___ Supplied information ___

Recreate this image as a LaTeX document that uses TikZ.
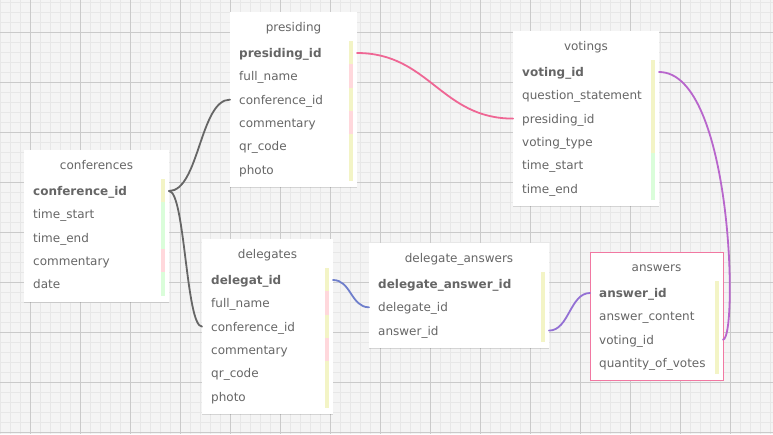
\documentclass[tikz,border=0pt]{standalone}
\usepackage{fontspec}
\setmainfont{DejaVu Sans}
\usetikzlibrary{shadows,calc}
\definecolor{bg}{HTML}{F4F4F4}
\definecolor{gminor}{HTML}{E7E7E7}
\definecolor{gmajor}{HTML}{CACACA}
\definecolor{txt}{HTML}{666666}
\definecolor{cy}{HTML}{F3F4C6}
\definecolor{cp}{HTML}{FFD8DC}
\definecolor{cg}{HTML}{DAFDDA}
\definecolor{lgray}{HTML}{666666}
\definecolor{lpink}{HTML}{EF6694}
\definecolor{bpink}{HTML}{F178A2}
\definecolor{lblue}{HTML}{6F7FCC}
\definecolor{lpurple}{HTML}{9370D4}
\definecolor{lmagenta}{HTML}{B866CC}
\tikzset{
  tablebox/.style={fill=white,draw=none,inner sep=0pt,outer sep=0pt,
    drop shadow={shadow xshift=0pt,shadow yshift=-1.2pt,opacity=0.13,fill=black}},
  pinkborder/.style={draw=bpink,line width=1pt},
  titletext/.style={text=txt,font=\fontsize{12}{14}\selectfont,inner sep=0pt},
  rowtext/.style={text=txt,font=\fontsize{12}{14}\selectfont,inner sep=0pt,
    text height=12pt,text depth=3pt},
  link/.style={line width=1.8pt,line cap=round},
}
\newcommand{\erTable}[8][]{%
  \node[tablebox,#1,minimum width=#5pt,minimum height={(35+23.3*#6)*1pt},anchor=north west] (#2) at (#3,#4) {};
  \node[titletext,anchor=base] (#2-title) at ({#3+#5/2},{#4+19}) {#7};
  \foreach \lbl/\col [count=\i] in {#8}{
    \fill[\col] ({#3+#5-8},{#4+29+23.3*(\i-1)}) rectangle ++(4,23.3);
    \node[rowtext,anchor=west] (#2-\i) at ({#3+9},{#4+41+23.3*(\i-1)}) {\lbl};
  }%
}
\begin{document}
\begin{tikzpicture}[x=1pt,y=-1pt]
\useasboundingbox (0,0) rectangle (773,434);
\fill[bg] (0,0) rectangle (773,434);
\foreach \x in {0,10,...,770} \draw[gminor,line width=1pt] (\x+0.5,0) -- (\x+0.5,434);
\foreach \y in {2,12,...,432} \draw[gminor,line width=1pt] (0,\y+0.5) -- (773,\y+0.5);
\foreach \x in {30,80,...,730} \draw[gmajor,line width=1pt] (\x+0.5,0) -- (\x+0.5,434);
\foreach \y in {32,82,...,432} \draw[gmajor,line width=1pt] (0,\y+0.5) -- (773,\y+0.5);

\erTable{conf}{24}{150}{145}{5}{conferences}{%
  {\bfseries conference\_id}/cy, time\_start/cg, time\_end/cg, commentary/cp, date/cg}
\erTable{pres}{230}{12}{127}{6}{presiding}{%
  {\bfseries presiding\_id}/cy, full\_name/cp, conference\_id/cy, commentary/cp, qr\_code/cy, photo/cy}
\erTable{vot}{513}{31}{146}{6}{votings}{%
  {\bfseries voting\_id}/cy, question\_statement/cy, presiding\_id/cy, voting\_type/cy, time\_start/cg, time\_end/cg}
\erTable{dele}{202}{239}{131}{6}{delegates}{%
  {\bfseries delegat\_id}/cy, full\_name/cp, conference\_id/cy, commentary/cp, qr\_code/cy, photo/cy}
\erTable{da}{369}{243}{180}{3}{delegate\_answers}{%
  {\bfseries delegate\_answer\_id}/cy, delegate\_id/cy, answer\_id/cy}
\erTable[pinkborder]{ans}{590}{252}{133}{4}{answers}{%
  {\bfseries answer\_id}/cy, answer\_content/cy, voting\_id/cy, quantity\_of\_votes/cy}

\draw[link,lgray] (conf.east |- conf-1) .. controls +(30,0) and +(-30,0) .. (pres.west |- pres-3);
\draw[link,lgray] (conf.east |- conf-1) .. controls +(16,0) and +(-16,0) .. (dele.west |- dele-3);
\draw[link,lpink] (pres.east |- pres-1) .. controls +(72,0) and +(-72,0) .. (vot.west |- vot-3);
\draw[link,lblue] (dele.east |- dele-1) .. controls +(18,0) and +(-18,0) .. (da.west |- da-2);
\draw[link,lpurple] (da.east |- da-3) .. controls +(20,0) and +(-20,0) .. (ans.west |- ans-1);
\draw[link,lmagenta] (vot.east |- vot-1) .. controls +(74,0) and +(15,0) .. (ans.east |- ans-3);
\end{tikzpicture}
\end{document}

___

> Short task
Using the data above, write out every line exactly, leaving the images behind.

> Complete output
Recreate this image as a LaTeX document that uses TikZ.
\documentclass[tikz,border=0pt]{standalone}
\usepackage{fontspec}
\setmainfont{DejaVu Sans}
\usetikzlibrary{shadows,calc}
\definecolor{bg}{HTML}{F4F4F4}
\definecolor{gminor}{HTML}{E7E7E7}
\definecolor{gmajor}{HTML}{CACACA}
\definecolor{txt}{HTML}{666666}
\definecolor{cy}{HTML}{F3F4C6}
\definecolor{cp}{HTML}{FFD8DC}
\definecolor{cg}{HTML}{DAFDDA}
\definecolor{lgray}{HTML}{666666}
\definecolor{lpink}{HTML}{EF6694}
\definecolor{bpink}{HTML}{F178A2}
\definecolor{lblue}{HTML}{6F7FCC}
\definecolor{lpurple}{HTML}{9370D4}
\definecolor{lmagenta}{HTML}{B866CC}
\tikzset{
  tablebox/.style={fill=white,draw=none,inner sep=0pt,outer sep=0pt,
    drop shadow={shadow xshift=0pt,shadow yshift=-1.2pt,opacity=0.13,fill=black}},
  pinkborder/.style={draw=bpink,line width=1pt},
  titletext/.style={text=txt,font=\fontsize{12}{14}\selectfont,inner sep=0pt},
  rowtext/.style={text=txt,font=\fontsize{12}{14}\selectfont,inner sep=0pt,
    text height=12pt,text depth=3pt},
  link/.style={line width=1.8pt,line cap=round},
}
\newcommand{\erTable}[8][]{%
  \node[tablebox,#1,minimum width=#5pt,minimum height={(35+23.3*#6)*1pt},anchor=north west] (#2) at (#3,#4) {};
  \node[titletext,anchor=base] (#2-title) at ({#3+#5/2},{#4+19}) {#7};
  \foreach \lbl/\col [count=\i] in {#8}{
    \fill[\col] ({#3+#5-8},{#4+29+23.3*(\i-1)}) rectangle ++(4,23.3);
    \node[rowtext,anchor=west] (#2-\i) at ({#3+9},{#4+41+23.3*(\i-1)}) {\lbl};
  }%
}
\begin{document}
\begin{tikzpicture}[x=1pt,y=-1pt]
\useasboundingbox (0,0) rectangle (773,434);
\fill[bg] (0,0) rectangle (773,434);
\foreach \x in {0,10,...,770} \draw[gminor,line width=1pt] (\x+0.5,0) -- (\x+0.5,434);
\foreach \y in {2,12,...,432} \draw[gminor,line width=1pt] (0,\y+0.5) -- (773,\y+0.5);
\foreach \x in {30,80,...,730} \draw[gmajor,line width=1pt] (\x+0.5,0) -- (\x+0.5,434);
\foreach \y in {32,82,...,432} \draw[gmajor,line width=1pt] (0,\y+0.5) -- (773,\y+0.5);

\erTable{conf}{24}{150}{145}{5}{conferences}{%
  {\bfseries conference\_id}/cy, time\_start/cg, time\_end/cg, commentary/cp, date/cg}
\erTable{pres}{230}{12}{127}{6}{presiding}{%
  {\bfseries presiding\_id}/cy, full\_name/cp, conference\_id/cy, commentary/cp, qr\_code/cy, photo/cy}
\erTable{vot}{513}{31}{146}{6}{votings}{%
  {\bfseries voting\_id}/cy, question\_statement/cy, presiding\_id/cy, voting\_type/cy, time\_start/cg, time\_end/cg}
\erTable{dele}{202}{239}{131}{6}{delegates}{%
  {\bfseries delegat\_id}/cy, full\_name/cp, conference\_id/cy, commentary/cp, qr\_code/cy, photo/cy}
\erTable{da}{369}{243}{180}{3}{delegate\_answers}{%
  {\bfseries delegate\_answer\_id}/cy, delegate\_id/cy, answer\_id/cy}
\erTable[pinkborder]{ans}{590}{252}{133}{4}{answers}{%
  {\bfseries answer\_id}/cy, answer\_content/cy, voting\_id/cy, quantity\_of\_votes/cy}

\draw[link,lgray] (conf.east |- conf-1) .. controls +(30,0) and +(-30,0) .. (pres.west |- pres-3);
\draw[link,lgray] (conf.east |- conf-1) .. controls +(16,0) and +(-16,0) .. (dele.west |- dele-3);
\draw[link,lpink] (pres.east |- pres-1) .. controls +(72,0) and +(-72,0) .. (vot.west |- vot-3);
\draw[link,lblue] (dele.east |- dele-1) .. controls +(18,0) and +(-18,0) .. (da.west |- da-2);
\draw[link,lpurple] (da.east |- da-3) .. controls +(20,0) and +(-20,0) .. (ans.west |- ans-1);
\draw[link,lmagenta] (vot.east |- vot-1) .. controls +(74,0) and +(15,0) .. (ans.east |- ans-3);
\end{tikzpicture}
\end{document}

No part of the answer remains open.